The standard internal conversation in medium-sized automotive Tier 2 companies oscillates between active offering and emerging opportunity. The operational reality of the OEM client shifts the centre of gravity years backwards. When an OEM launches a new project, the decision about which suppliers to invite into the process is made from a pre-qualified panel that the OEM has built during the preceding years.
The qualified supplier panel of an OEM is not a commercial list. It is a technical process that combines capability audit, validation of production processes, verification of sustained quality, specific certifications (IATF, particular OEM standards), documented track record of previous projects and financial capacity. Entry to the panel demands time, investment and sustained discipline that is measured in years, not months.
When the OEM initiates a new project, invitations to submit offers go only to suppliers already pre-qualified. The opportunity exists solely within the panel. The Tier 2 supplier that was not homologated before project kick-off does not enter. Without entering, it does not compete. Without competing, it does not capture programme volume. Commercial effort on a project in progress, without prior pre-qualification, is structurally sterile.
The operational difficulty for the medium-sized Tier 2 supplier in assuming the logic of pre-qualification has several causes. The effort and cost are high, the uncertainty about return is real, and pressure for short-term results displaces resources towards visible opportunities. Investment in homologation with a specific OEM may not convert into orders for several years, and meanwhile consumes engineering, commercial, quality and general management time.
The reverse of the pattern requires assuming that the relevant pipeline is not the set of active opportunities. It is the set of OEMs and platforms where the company is pre-qualified and, within that set, the projects in gestation that have not yet been formally communicated. That second layer, invisible to those who do not work it, is where the business of the next five years is decided.
Three components define an effective pre-qualification system. Strategic selection of target OEMs, based on capability fit, volume potential and technological horizon, not on opportunism of individual opportunity. Client-specific homologation programme, with executive owner, calendar and multi-year budget. And active maintenance of pre-qualified status, with continuous technical monitoring, passed audits and documented track record across successive projects.
The frequent error consists in approaching pre-qualification as a one-off investment when a specific OEM formally requests it. That sequence arrives late relative to the competitor who initiated it on their own initiative years in advance. The reactive supplier is always behind the proactive one in automotive homologation.

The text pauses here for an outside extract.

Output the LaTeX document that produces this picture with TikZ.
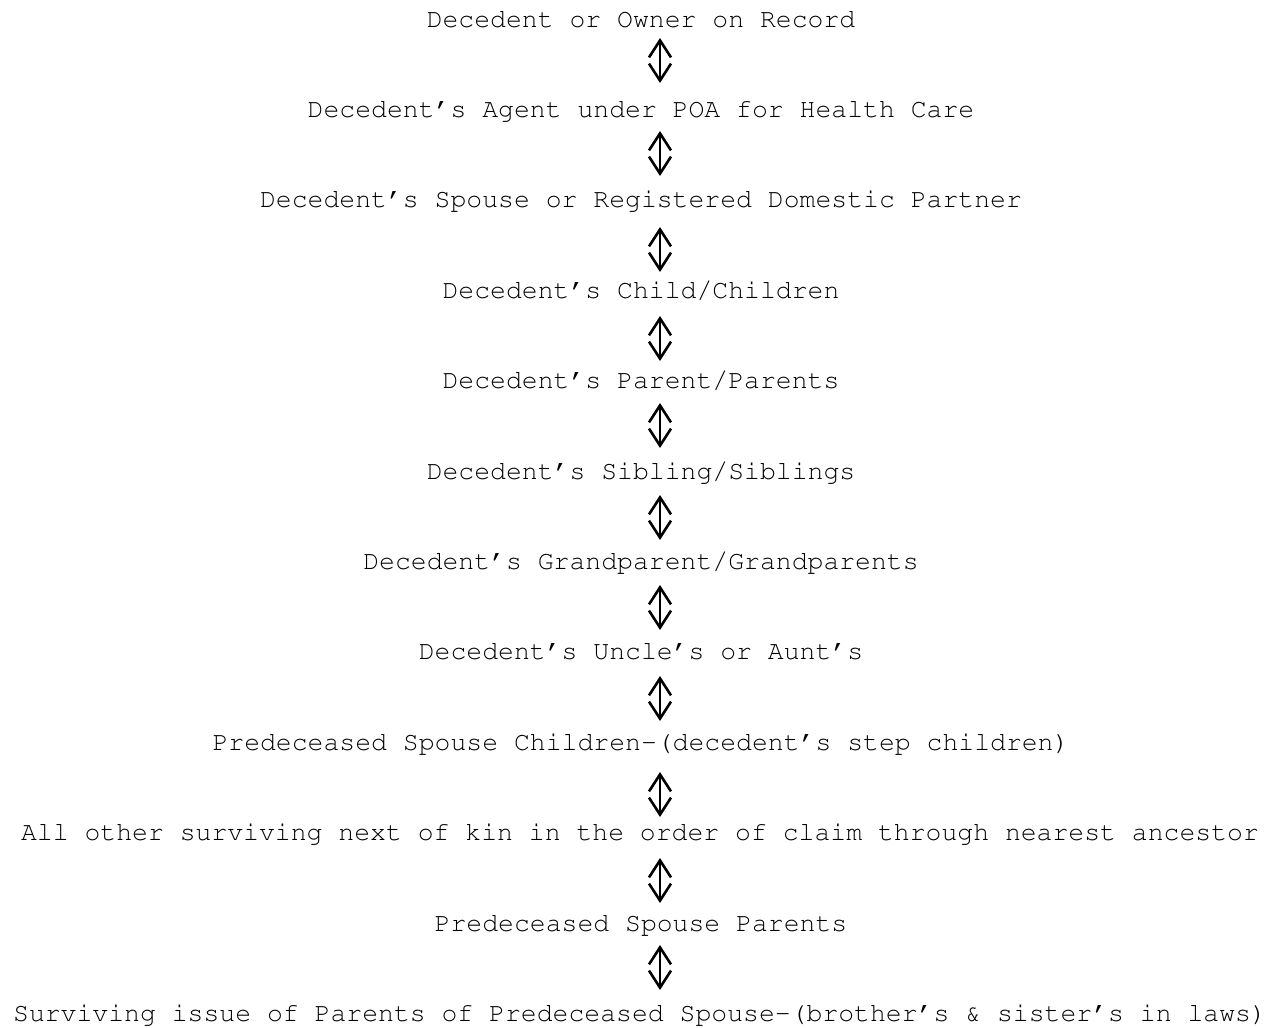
\documentclass[tikz,border=0pt]{standalone}
\usepackage[T1]{fontenc}
\usepackage{courier}
\renewcommand{\rmdefault}{pcr}
\usetikzlibrary{arrows.meta}
\begin{document}
\begin{tikzpicture}[x=1pt,y=-1pt,
  lbl/.style={anchor=base, inner sep=0pt, font=\rmfamily\fontsize{26.45}{30}\selectfont},
  dar/.style={line width=2.6pt, black,
    {Straight Barb[length=17pt,width=22pt,line width=2.6pt]}-{Straight Barb[length=17pt,width=22pt,line width=2.6pt]}}]
\useasboundingbox[fill=white] (0,0) rectangle (1278,1028);
\node[lbl] (r1)  at (641,27)     {Decedent or Owner on Record};
\node[lbl] (r2)  at (641,117.4)  {Decedent's Agent under POA for Health Care};
\node[lbl] (r3)  at (641,207.8)  {Decedent's Spouse or Registered Domestic Partner};
\node[lbl] (r4)  at (641,298.2)  {Decedent's Child/Children};
\node[lbl] (r5)  at (641,388.6)  {Decedent's Parent/Parents};
\node[lbl] (r6)  at (641,479)    {Decedent's Sibling/Siblings};
\node[lbl] (r7)  at (641,569.4)  {Decedent's Grandparent/Grandparents};
\node[lbl] (r8)  at (641,659.8)  {Decedent's Uncle's or Aunt's};
\node[lbl] (r9)  at (641,750.2)  {Predeceased Spouse Children-(decedent's step children)};
\node[lbl] (r10) at (640,840.6)  {All other surviving next of kin in the order of claim through nearest ancestor};
\node[lbl] (r11) at (641,931)    {Predeceased Spouse Parents};
\node[lbl] (r12) at (640,1021.4) {Surviving issue of Parents of Predeceased Spouse-(brother's \& sister's in laws)};
\foreach \i/\t in {1/38,2/131,3/227,4/316,5/403,6/495,7/585,8/676,9/772,10/858,11/945}{
  \coordinate (a\i) at (660,\t);
  \coordinate (b\i) at (660,\t+45);
  \draw[dar] (a\i) -- (b\i);
}
\end{tikzpicture}
\end{document}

Three moves define the executive response. Define explicitly the portfolio of target OEMs with a five-year horizon and homologation plan prioritised by commercial relevance. Assume the multi-year cost of pre-qualification as strategic investment, not as commercial expense without measurable return. And maintain discipline in monitoring panel status, even when there is no active opportunity with that OEM, assuming that presence yields returns over horizons that rarely coincide with the cycle of the standard strategic plan.
The automotive Tier 2 supplier that understands the real economics of the OEM panel makes different decisions from those made by the competitor focused on opportunity. Five years later, those decisions are reflected in who participates in the next generation of platforms and who remains as a residual supplier from the previous cycle.